NEOTECTONIC UPLIFT OF THE BEARTOOTH PLATEAU ASSESSED USING THE (U-TH)/HE DATING METHOD
Apatite (U-Th)/He and Fission Track data from the Beartooth Plateau implies several stages of cooling. The first stage is related to the Laramide style orogeny which affected southwest Montana between 60 and 50Ma. This early cooling history, best seen in modeled fission tracks, indicates cooling past the apatite Partial Annealing Zone during that 60-50Ma time period. Information taken from the track lengths and the sample temperatures in the borehole near Red Lodge points to the second and most recent cooling which commenced around 15Ma. Several modern computer modeling techniques allow us to model data more accurately and indicates a high probability of cooling in the Miocene.
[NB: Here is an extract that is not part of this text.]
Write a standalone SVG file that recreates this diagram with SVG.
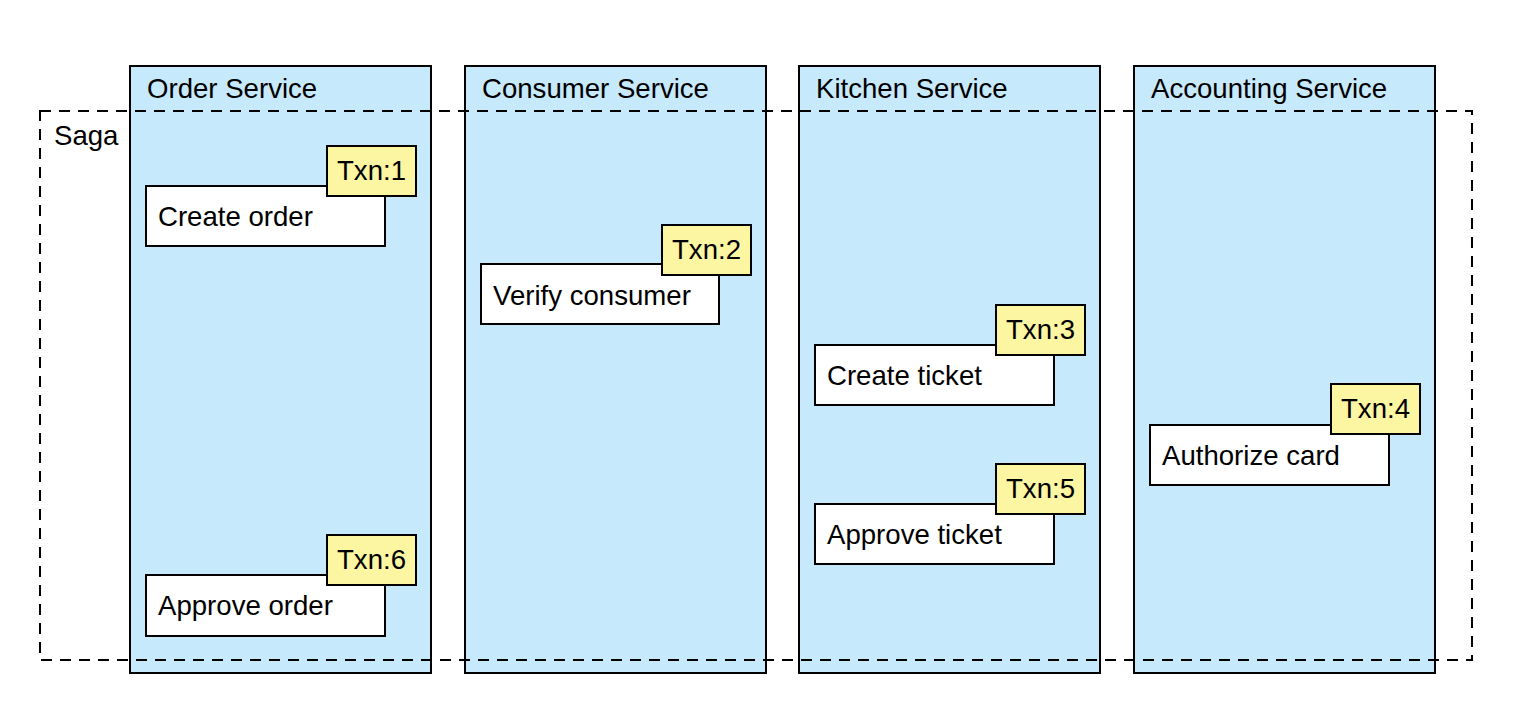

Using the highly temperature sensitive thermochronometer apatite (U-Th)/He, we are able to confirm this recent uplift of the plateau. Computer generated models of the He data shows a clear shift in the cooling history around 15Ma which continues on until the present. Sedimentary records from the adjacent Big Horn Basin, GIS modeling of the region and evidence of fault reactivation, povide further evidence that the impinging Yellowstone hotspot has uplifted and cooled the Beartooth Plateau since the Miocene, just as it has done to many other mountain ranges along its destructive track across the continent.